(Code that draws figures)
------
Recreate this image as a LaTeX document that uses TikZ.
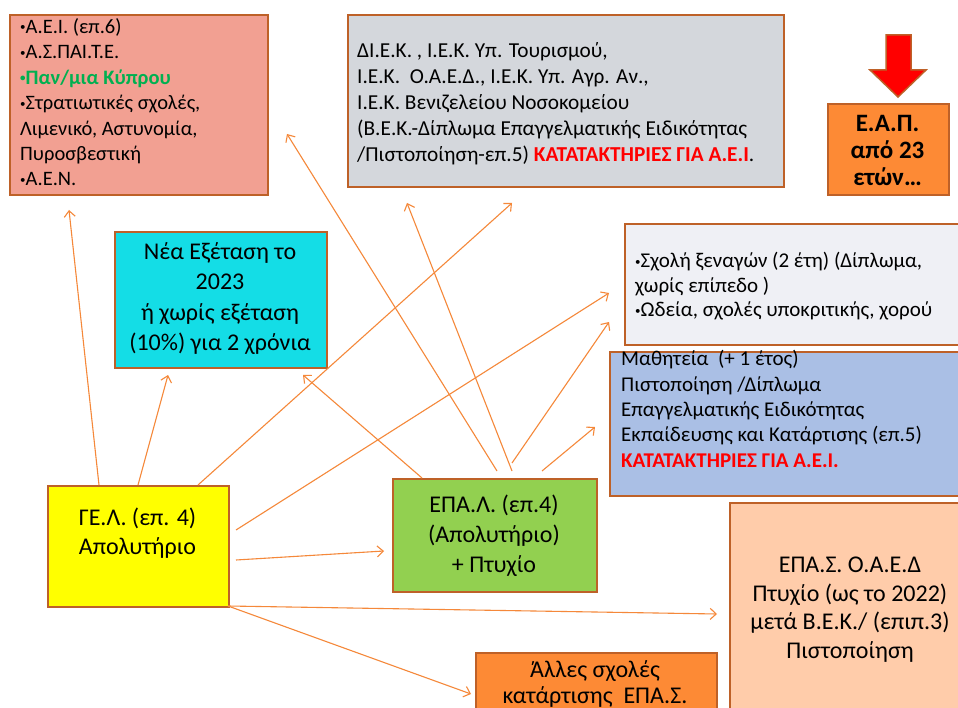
\documentclass[tikz,border=0pt]{standalone}
\usepackage{fontspec}
\setmainfont{Carlito}
\usetikzlibrary{arrows.meta}
\definecolor{bord}{HTML}{BE6128}
\definecolor{pinkc}{HTML}{F2A092}
\definecolor{grayc}{HTML}{D4D7DC}
\definecolor{orangec}{HTML}{FD8A35}
\definecolor{tealc}{HTML}{14DDE6}
\definecolor{lightc}{HTML}{EFF0F5}
\definecolor{bluec}{HTML}{AABFE5}
\definecolor{yellowc}{HTML}{FFFF00}
\definecolor{greenc}{HTML}{92D050}
\definecolor{peachc}{HTML}{FFCCAA}
\definecolor{arr}{HTML}{F5883A}
\definecolor{grntxt}{HTML}{00B050}
\definecolor{redtxt}{HTML}{FF0000}
\newcommand\mybul{\raisebox{2.6pt}{\fontsize{11}{0}\selectfont •}}
\begin{document}
\begin{tikzpicture}[x=1pt,y=-1pt,
  box/.style={draw=bord, line width=2.2pt, inner sep=0pt, anchor=north west},
  txt/.style={inner sep=0pt, text=black},
  conn/.style={draw=arr, line width=1.1pt, -{Straight Barb[length=6pt,width=11pt,line width=1.1pt]}},
]
\clip (0,0) rectangle (958,708);
\fill[white] (0,0) rectangle (958,708);

% boxes
\node[box, fill=pinkc, minimum width=258pt, minimum height=180pt] (aei) at (9,14) {};
\node[box, fill=grayc, minimum width=436pt, minimum height=172pt] (iek) at (347,14) {};
\node[box, fill=orangec, minimum width=121pt, minimum height=91pt] (eap) at (827,103) {};
\node[box, fill=tealc, minimum width=212pt, minimum height=136pt] (nea) at (114,231) {};
\node[box, fill=lightc, minimum width=350pt, minimum height=121pt] (xen) at (624,223) {};
\node[box, fill=bluec, minimum width=360pt, minimum height=144pt] (math) at (609,351) {};
\node[box, fill=yellowc, minimum width=181pt, minimum height=121pt] (gel) at (47,485) {};
\node[box, fill=greenc, minimum width=204pt, minimum height=113pt] (epal) at (392,478) {};
\node[box, fill=peachc, minimum width=250pt, minimum height=220pt] (epas) at (729,502) {};
\node[box, fill=orangec, minimum width=241pt, minimum height=70pt] (alles) at (475,652) {};

% red down arrow
\draw[fill=red, draw=bord, line width=1.5pt, line join=miter]
  (886,35) -- (911,35) -- (911,70) -- (926,70) -- (898,97) -- (870,70) -- (886,70) -- cycle;

% texts (anchor = baseline of the last line)
\node[txt, anchor=base west, align=left, font=\fontsize{20.5}{25.4}\selectfont] (aeit) at (20,186)
 {\mybul Α.Ε.Ι. (επ.6)\\ \mybul Α.Σ.ΠΑΙ.Τ.Ε.\\ {\color{grntxt}\bfseries \mybul Παν/μια Κύπρου}\\ \mybul Στρατιωτικές σχολές,\\ Λιμενικό, Αστυνομία,\\ Πυροσβεστική\\ \mybul Α.Ε.Ν.};
\node[txt, anchor=base west, align=left, font=\fontsize{21.3}{26}\selectfont] (iekt) at (357,162)
 {ΔΙ.Ε.Κ. , Ι.Ε.Κ. Υπ. Τουρισμού,\\ Ι.Ε.Κ.\ \ Ο.Α.Ε.Δ., Ι.Ε.Κ. Υπ. Αγρ. Αν.,\\ Ι.Ε.Κ. Βενιζελείου Νοσοκομείου\\ (Β.Ε.Κ.-Δίπλωμα Επαγγελματικής Ειδικότητας\\ /Πιστοποίηση-επ.5)\ {\color{redtxt}\bfseries ΚΑΤΑΤΑΚΤΗΡΙΕΣ ΓΙΑ Α.Ε.Ι}.};
\node[txt, anchor=base, align=center, font=\fontsize{25}{27}\selectfont\bfseries] (eapt) at (887.5,186)
 {Ε.Α.Π.\\ από 23\\ ετών…};
\node[txt, anchor=base, align=center, font=\fontsize{24}{30.5}\selectfont] (neat) at (220,351)
 {Νέα Εξέταση το\\ 2023\\ ή χωρίς εξέταση\\ (10\%) για 2 χρόνια};
\node[txt, anchor=base west, align=left, font=\fontsize{21}{24.5}\selectfont] (xent) at (635,317)
 {\mybul Σχολή ξεναγών (2 έτη) (Δίπλωμα,\\ χωρίς επίπεδο )\\ \mybul Ωδεία, σχολές υποκριτικής, χορού};
\node[txt, anchor=base west, align=left, font=\fontsize{21}{25.3}\selectfont] (matht) at (621,467)
 {Μαθητεία\ \ (+ 1 έτος)\\ Πιστοποίηση /Δίπλωμα\\ Επαγγελματικής Ειδικότητας\\ Εκπαίδευσης και Κατάρτισης (επ.5)\\ {\color{redtxt}\bfseries ΚΑΤΑΤΑΚΤΗΡΙΕΣ ΓΙΑ Α.Ε.Ι.}};
\node[txt, anchor=base, align=center, font=\fontsize{24}{29}\selectfont] (gelt) at (137.5,554)
 {ΓΕ.Λ. (επ. 4)\\ Απολυτήριο};
\node[txt, anchor=base, align=center, font=\fontsize{24}{30}\selectfont] (epalt) at (494,572)
 {ΕΠΑ.Λ. (επ.4)\\ (Απολυτήριο)\\ + Πτυχίο};
\node[txt, anchor=base, align=center, font=\fontsize{24}{28.5}\selectfont] (epast) at (850,658)
 {ΕΠΑ.Σ. Ο.Α.Ε.Δ\\ Πτυχίο (ως το 2022)\\ μετά Β.Ε.Κ./ (επιπ.3)\\ Πιστοποίηση};
\node[txt, anchor=base, align=center, font=\fontsize{24}{26}\selectfont] (allest) at (595,703)
 {Άλλες σχολές\\ κατάρτισης\ \ ΕΠΑ.Σ.};

% connector end points
\coordinate (g1) at (99,485);   \coordinate (t1) at (69,210);
\coordinate (g2) at (138,485);  \coordinate (t2) at (168,375);
\coordinate (g3) at (198,485);  \coordinate (t3) at (512,203);
\coordinate (g4) at (236,530);  \coordinate (t4) at (609,293);
\coordinate (g5) at (236,560);  \coordinate (t5) at (384,551);
\coordinate (g6) at (228,606);  \coordinate (t6) at (717,614);
\coordinate (t7) at (471,694);
\coordinate (e1) at (422,478);  \coordinate (s1) at (303,375);
\coordinate (e2) at (497,471);  \coordinate (s2) at (287,134);
\coordinate (e3) at (512,471);  \coordinate (s3) at (407,203);
\coordinate (e4) at (512,463);  \coordinate (s4) at (609,322);
\coordinate (e5) at (542,471);  \coordinate (s5) at (595,427);

\draw[conn] (g1) -- (t1);
\draw[conn] (g2) -- (t2);
\draw[conn] (g3) -- (t3);
\draw[conn] (g4) -- (t4);
\draw[conn] (g5) -- (t5);
\draw[conn] (g6) -- (t6);
\draw[conn] (g6) -- (t7);
\draw[conn] (e1) -- (s1);
\draw[conn] (e2) -- (s2);
\draw[conn] (e3) -- (s3);
\draw[conn] (e4) -- (s4);
\draw[conn] (e5) -- (s5);
\end{tikzpicture}
\end{document}
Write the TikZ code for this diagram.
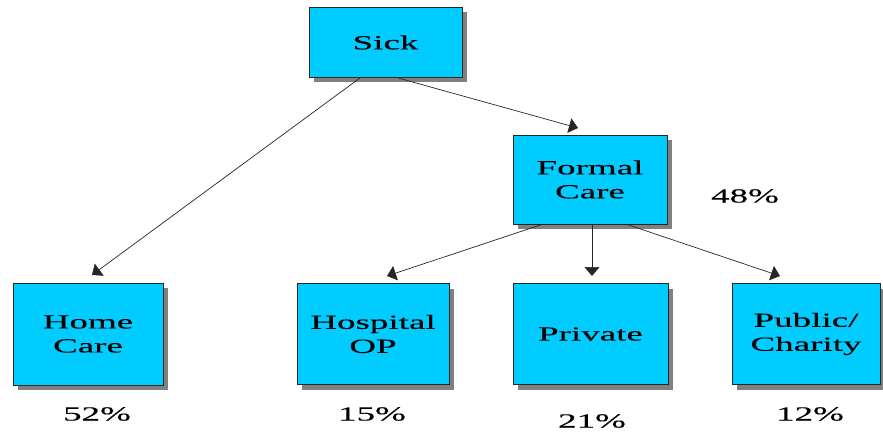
\documentclass[tikz,border=0pt]{standalone}
\usepackage{fontspec}
\newfontfamily\widefont[FakeStretch=1.85,FakeBold=0.25]{Liberation Serif}
\usetikzlibrary{shadows,arrows.meta}
\definecolor{boxcyan}{HTML}{00CCFF}
\definecolor{shadowgray}{HTML}{808080}
\tikzset{
  box/.style={draw=black!85, line width=0.9pt, fill=boxcyan, rectangle, align=center,
    inner sep=0pt, font=\widefont\fontsize{20}{24}\selectfont,
    drop shadow={shadow xshift=5pt, shadow yshift=-5pt, fill=shadowgray, opacity=1}},
  pct/.style={font=\widefont\fontsize{20}{24}\selectfont, inner sep=0pt},
  arr/.style={draw=black!85, line width=0.7pt, -{Triangle[width=15pt,length=9pt]}}
}
\begin{document}
\begin{tikzpicture}[x=1pt,y=-1pt]
\useasboundingbox (0,0) rectangle (883,433);
\node[box, minimum width=153pt, minimum height=70pt] (sick) at (385.5,42.5) {Sick};
\node[box, minimum width=154pt, minimum height=89pt] (formal) at (590,179.5) {Formal\\Care};
\node[box, minimum width=150pt, minimum height=102pt] (home) at (88,334) {Home\\Care};
\node[box, minimum width=152pt, minimum height=101pt] (hosp) at (373,334) {Hospital\\OP};
\node[box, minimum width=155pt, minimum height=101pt] (priv) at (590.5,334) {Private};
\node[box, minimum width=148pt, minimum height=101pt] (pub) at (806,334) {Public/\\Charity};
\node[pct] (p48) at (745,196) {48\%};
\node[pct] (p52) at (97,414) {52\%};
\node[pct] (p15) at (372,414) {15\%};
\node[pct] (p21) at (592,421) {21\%};
\node[pct] (p12) at (810,414) {12\%};
\coordinate (s1) at ([xshift=-25.5pt]sick.south);
\coordinate (s2) at ([xshift=12.5pt]sick.south);
\coordinate (ehome) at (92,275);
\coordinate (eformal) at (578,128);
\coordinate (f1) at ([xshift=-48pt]formal.south);
\coordinate (f2) at ([xshift=2pt]formal.south);
\coordinate (f3) at ([xshift=37pt]formal.south);
\coordinate (ehosp) at (387,276);
\coordinate (epriv) at (592,276);
\coordinate (epub) at (780,276);
\draw[arr] (s1) -- (ehome);
\draw[arr] (s2) -- (eformal);
\draw[arr] (f1) -- (ehosp);
\draw[arr] (f2) -- (epriv);
\draw[arr] (f3) -- (epub);
\end{tikzpicture}
\end{document}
------
- _EXERCISE REQUIREMENTS_: Check each line of the entries above, and show every one holding the word "this".

- _OUTPUT OF THE TASK_:
Recreate this image as a LaTeX document that uses TikZ.
Write the TikZ code for this diagram.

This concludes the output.